The wellness industry sells individual solutions to collective problems. That’s not entirely useless—we need coping mechanisms. But pretending that personal optimization can overcome systemic dysfunction is like using a bucket to bail out the Titanic. You’re not wrong to try, but maybe we should talk about the hole in the ship.
The compound effect of institutional faith
When you trust the systems around you, something fascinating happens: you get your future back. You stop hoarding money for potential medical catastrophes. You stop second-guessing every interaction with authority. You stop treating other people like potential threats or lawsuits.
Michael Allison, psychologist and author, explains: “Trust is not a belief or decision. It’s a physiological state—arising from the shared experience and expression of safety and connection between bodies occurring far below cognition.”
This physiological state changes everything. Your sleep improves because you’re not unconsciously bracing for tomorrow’s institutional failures. Your relationships deepen because you have energy for connection instead of constant vigilance. Your creativity expands because your brain isn’t burning all its fuel on threat detection.
In high-trust countries, people take more entrepreneurial risks. Not because they’re naturally braver, but because they know failure won’t mean losing healthcare or housing. They can afford to try things. Their nervous systems can afford to explore instead of just survive.
What this means for how you live right now
I’m not suggesting you move to Scandinavia. Most of us can’t, and somebody needs to stay and push for better systems here. But understanding this dynamic changes how you approach your own well-being.
First, stop pathologizing your stress response. If you’re anxious in a society that gives you legitimate reasons for anxiety, you’re not broken—you’re paying attention. Your nervous system is doing exactly what it should given the environment.
Second, recognize which battles are worth fighting. Some systemic problems you can’t solve individually. Save your energy for the changes you can actually make while advocating for bigger shifts.
Third, build your own trust networks. Find doctors who listen. Build relationships with neighbors. Create mutual aid systems with friends. You’re essentially building micro-institutions of trust within a larger landscape of dysfunction.
Fourth, factor this into your life decisions differently. That cheaper house in a state with weaker social systems? Factor in the nervous system cost. That job with better benefits in a country with functional healthcare? Maybe it’s worth more than the salary suggests.
Bottom line
Your meditation practice isn’t failing. Your morning routine isn’t weak. Your mindset isn’t the problem. You’re trying to maintain equilibrium in systems designed for instability.

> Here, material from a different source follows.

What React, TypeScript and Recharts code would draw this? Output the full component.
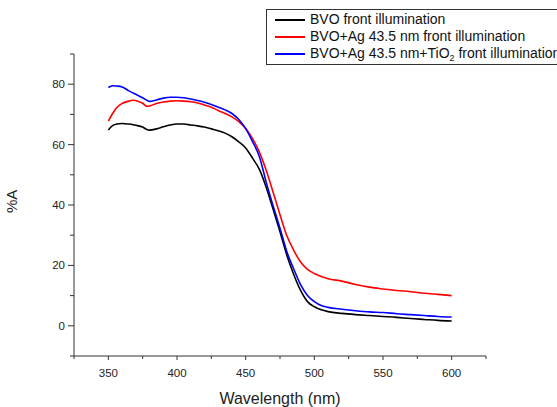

The solution isn’t to work harder on your individual wellness. It’s to recognize that your nervous system is responding appropriately to genuinely threatening institutional failures. Once you see this, you can make different calculations about where to put your energy.
Some battles you fight through voting and advocacy. Some you fight by building alternative support systems. Some you fight by refusing to internalize systemic failures as personal ones. And some—when you can—you sidestep entirely by finding environments where basic trust still functions.
Your nervous system knows the difference between real and manufactured safety. Between institutional support and institutional gaslighting. Between systems that serve and systems that extract.
Trust that knowledge. It’s trying to keep you alive in an environment that makes that unnecessarily hard.
The path forward isn’t through better breathing exercises. It’s through building—personally and collectively—systems that deserve our trust. Until then, go easy on yourself. Your stress isn’t a personal failure. It’s proof that your threat detection works perfectly in a genuinely threatening environment.